▶ Given entries
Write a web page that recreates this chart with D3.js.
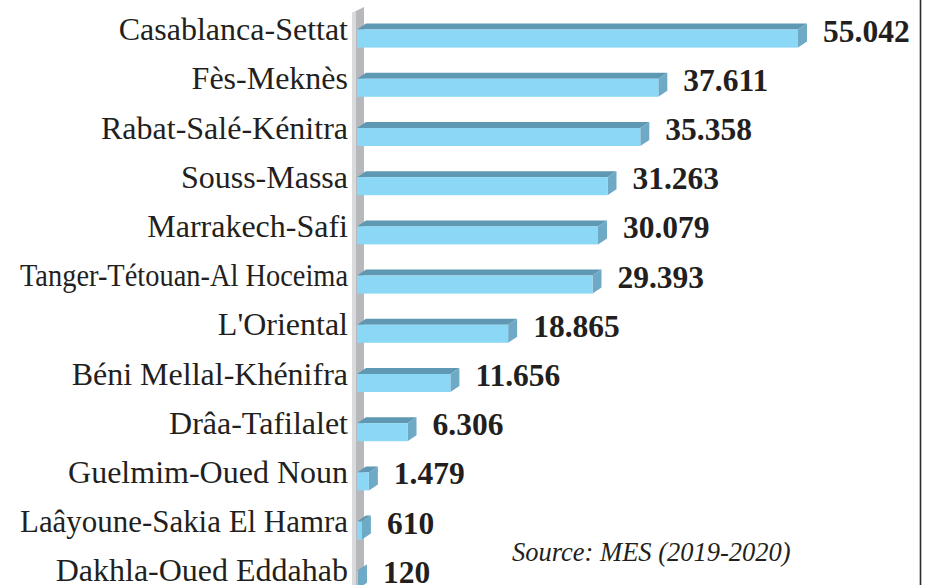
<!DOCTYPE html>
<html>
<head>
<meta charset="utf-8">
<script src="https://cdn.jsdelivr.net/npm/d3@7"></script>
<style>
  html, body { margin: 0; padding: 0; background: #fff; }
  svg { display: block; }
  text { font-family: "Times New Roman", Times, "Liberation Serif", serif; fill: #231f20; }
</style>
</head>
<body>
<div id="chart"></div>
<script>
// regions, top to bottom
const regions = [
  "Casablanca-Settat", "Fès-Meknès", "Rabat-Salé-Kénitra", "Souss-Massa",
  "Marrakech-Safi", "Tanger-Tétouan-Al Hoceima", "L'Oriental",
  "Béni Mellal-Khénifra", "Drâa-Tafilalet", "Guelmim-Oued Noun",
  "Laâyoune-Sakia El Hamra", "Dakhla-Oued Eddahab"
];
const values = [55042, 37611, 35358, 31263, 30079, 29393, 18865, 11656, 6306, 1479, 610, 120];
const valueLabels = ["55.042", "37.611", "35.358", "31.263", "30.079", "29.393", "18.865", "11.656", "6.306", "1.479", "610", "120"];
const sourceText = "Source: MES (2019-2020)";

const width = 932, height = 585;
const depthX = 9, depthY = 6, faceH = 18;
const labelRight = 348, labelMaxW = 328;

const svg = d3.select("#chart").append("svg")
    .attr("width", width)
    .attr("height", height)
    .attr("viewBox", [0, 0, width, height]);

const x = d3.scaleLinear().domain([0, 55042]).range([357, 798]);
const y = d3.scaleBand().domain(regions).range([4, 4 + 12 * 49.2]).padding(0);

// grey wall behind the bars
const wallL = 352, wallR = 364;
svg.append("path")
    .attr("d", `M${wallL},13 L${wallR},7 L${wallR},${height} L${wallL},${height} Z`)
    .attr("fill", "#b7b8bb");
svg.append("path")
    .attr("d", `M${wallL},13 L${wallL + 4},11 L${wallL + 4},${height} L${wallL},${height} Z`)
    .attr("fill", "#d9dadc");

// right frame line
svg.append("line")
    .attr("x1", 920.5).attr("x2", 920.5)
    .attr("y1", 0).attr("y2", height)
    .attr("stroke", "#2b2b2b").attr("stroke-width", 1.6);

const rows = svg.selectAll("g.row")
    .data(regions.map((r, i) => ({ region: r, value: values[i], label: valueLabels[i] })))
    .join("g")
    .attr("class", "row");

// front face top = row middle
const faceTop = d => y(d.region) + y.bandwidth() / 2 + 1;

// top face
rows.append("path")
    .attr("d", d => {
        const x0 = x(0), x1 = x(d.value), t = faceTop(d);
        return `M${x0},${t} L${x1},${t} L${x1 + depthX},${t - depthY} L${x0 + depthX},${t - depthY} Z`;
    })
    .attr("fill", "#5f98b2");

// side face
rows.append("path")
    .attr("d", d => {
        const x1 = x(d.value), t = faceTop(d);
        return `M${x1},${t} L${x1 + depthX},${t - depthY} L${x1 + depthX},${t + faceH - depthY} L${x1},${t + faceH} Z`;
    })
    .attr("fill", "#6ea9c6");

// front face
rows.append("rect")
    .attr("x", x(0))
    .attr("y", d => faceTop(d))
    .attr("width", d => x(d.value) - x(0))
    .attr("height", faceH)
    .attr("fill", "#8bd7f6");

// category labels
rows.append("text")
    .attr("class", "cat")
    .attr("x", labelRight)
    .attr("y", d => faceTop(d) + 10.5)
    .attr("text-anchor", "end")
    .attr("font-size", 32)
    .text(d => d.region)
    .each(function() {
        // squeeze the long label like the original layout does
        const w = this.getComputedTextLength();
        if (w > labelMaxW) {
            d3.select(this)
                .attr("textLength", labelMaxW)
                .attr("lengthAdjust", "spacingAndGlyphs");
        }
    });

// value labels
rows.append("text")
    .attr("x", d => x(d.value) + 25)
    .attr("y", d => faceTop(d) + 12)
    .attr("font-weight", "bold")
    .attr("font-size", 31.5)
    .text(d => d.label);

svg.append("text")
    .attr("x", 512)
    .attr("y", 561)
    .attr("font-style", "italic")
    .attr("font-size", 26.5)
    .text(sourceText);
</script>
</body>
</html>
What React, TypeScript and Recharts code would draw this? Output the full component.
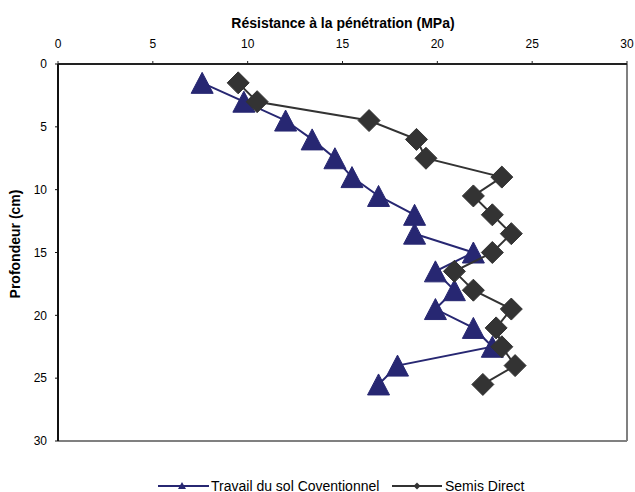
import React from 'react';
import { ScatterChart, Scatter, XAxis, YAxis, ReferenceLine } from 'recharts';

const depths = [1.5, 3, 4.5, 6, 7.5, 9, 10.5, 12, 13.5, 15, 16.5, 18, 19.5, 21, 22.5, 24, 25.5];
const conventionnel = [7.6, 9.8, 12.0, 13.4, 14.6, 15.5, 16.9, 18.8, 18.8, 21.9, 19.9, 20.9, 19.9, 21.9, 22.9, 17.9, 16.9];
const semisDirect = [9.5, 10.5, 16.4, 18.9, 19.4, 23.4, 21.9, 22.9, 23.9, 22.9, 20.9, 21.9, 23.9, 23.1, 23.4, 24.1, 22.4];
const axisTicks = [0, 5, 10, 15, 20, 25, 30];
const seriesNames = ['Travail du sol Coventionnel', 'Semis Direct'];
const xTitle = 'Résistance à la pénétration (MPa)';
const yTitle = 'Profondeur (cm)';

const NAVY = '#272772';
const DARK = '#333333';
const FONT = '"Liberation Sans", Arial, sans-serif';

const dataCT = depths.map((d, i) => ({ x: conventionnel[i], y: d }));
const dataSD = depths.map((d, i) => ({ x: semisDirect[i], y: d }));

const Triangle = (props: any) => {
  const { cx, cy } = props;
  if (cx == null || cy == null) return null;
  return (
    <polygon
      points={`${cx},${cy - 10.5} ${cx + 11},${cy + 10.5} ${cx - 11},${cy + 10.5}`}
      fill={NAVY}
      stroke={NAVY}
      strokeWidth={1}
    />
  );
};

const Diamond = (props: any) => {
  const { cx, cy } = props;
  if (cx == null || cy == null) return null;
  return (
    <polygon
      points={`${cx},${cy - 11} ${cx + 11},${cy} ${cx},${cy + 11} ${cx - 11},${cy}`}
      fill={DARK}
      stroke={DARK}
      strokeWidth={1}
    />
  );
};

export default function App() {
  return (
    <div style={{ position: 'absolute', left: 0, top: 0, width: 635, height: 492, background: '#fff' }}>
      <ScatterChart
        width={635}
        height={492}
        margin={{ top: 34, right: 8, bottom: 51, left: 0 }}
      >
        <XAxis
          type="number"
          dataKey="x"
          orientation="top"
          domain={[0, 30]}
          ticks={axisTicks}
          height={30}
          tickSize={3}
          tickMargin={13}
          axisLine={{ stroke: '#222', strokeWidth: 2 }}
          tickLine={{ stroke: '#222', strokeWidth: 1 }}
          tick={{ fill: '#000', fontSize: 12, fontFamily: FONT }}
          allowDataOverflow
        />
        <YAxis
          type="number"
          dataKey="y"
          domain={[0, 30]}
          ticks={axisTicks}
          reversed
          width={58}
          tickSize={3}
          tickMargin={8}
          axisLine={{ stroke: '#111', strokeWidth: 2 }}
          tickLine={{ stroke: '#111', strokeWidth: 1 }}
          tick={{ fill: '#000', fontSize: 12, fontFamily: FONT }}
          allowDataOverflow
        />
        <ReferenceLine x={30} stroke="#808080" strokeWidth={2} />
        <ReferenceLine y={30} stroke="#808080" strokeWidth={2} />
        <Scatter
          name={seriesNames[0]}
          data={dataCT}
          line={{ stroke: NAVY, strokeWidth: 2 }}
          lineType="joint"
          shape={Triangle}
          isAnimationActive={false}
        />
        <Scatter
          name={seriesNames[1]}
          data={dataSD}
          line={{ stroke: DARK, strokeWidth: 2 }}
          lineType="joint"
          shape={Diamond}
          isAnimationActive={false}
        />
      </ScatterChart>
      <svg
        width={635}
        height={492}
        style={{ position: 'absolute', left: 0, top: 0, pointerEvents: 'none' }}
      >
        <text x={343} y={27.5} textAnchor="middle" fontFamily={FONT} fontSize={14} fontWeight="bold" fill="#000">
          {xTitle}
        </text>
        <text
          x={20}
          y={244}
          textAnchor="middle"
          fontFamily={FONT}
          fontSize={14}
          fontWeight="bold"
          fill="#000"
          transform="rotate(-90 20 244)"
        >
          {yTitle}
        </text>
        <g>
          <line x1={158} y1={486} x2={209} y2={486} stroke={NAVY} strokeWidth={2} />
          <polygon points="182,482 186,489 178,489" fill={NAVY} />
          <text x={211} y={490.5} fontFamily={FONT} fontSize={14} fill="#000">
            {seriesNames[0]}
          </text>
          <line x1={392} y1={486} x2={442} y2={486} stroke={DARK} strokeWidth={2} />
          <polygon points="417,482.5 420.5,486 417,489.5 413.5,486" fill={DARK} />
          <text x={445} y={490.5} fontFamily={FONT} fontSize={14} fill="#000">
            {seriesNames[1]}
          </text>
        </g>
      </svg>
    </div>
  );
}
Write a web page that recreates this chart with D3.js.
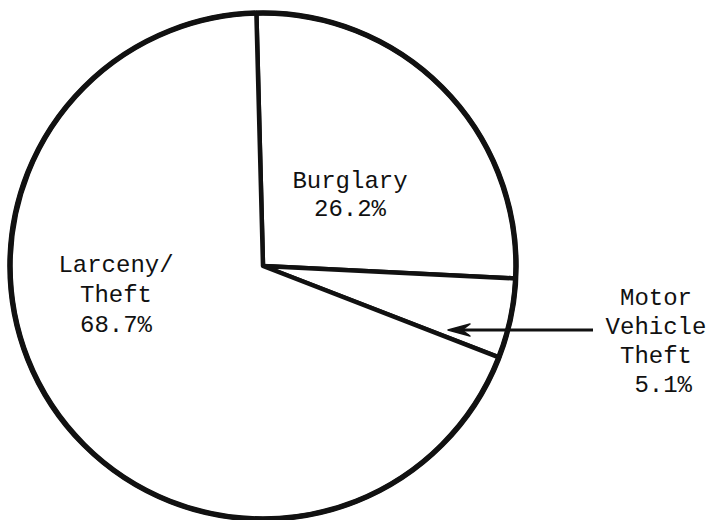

▶ Job
From the top of the listing above, repeat each line exactly until you reach the line containing "0, width, height]);", and repeat that one too. Leave the pictures out.

▶ Answer to the task
Write a web page that recreates this chart with D3.js.
<!DOCTYPE html>
<html>
<head>
<meta charset="utf-8">
<script src="https://cdn.jsdelivr.net/npm/d3@7"></script>
<style>
  html, body { margin: 0; padding: 0; background: #fff; }
  svg { display: block; }
  text { font-family: "Times New Roman", Times, "Liberation Serif", serif; fill: #231f20; }
</style>
</head>
<body>
<div id="chart"></div>
<script>
// regions, top to bottom
const regions = [
  "Casablanca-Settat", "Fès-Meknès", "Rabat-Salé-Kénitra", "Souss-Massa",
  "Marrakech-Safi", "Tanger-Tétouan-Al Hoceima", "L'Oriental",
  "Béni Mellal-Khénifra", "Drâa-Tafilalet", "Guelmim-Oued Noun",
  "Laâyoune-Sakia El Hamra", "Dakhla-Oued Eddahab"
];
const values = [55042, 37611, 35358, 31263, 30079, 29393, 18865, 11656, 6306, 1479, 610, 120];
const valueLabels = ["55.042", "37.611", "35.358", "31.263", "30.079", "29.393", "18.865", "11.656", "6.306", "1.479", "610", "120"];
const sourceText = "Source: MES (2019-2020)";

const width = 932, height = 585;
const depthX = 9, depthY = 6, faceH = 18;
const labelRight = 348, labelMaxW = 328;

const svg = d3.select("#chart").append("svg")
    .attr("width", width)
    .attr("height", height)
    .attr("viewBox", [0, 0, width, height]);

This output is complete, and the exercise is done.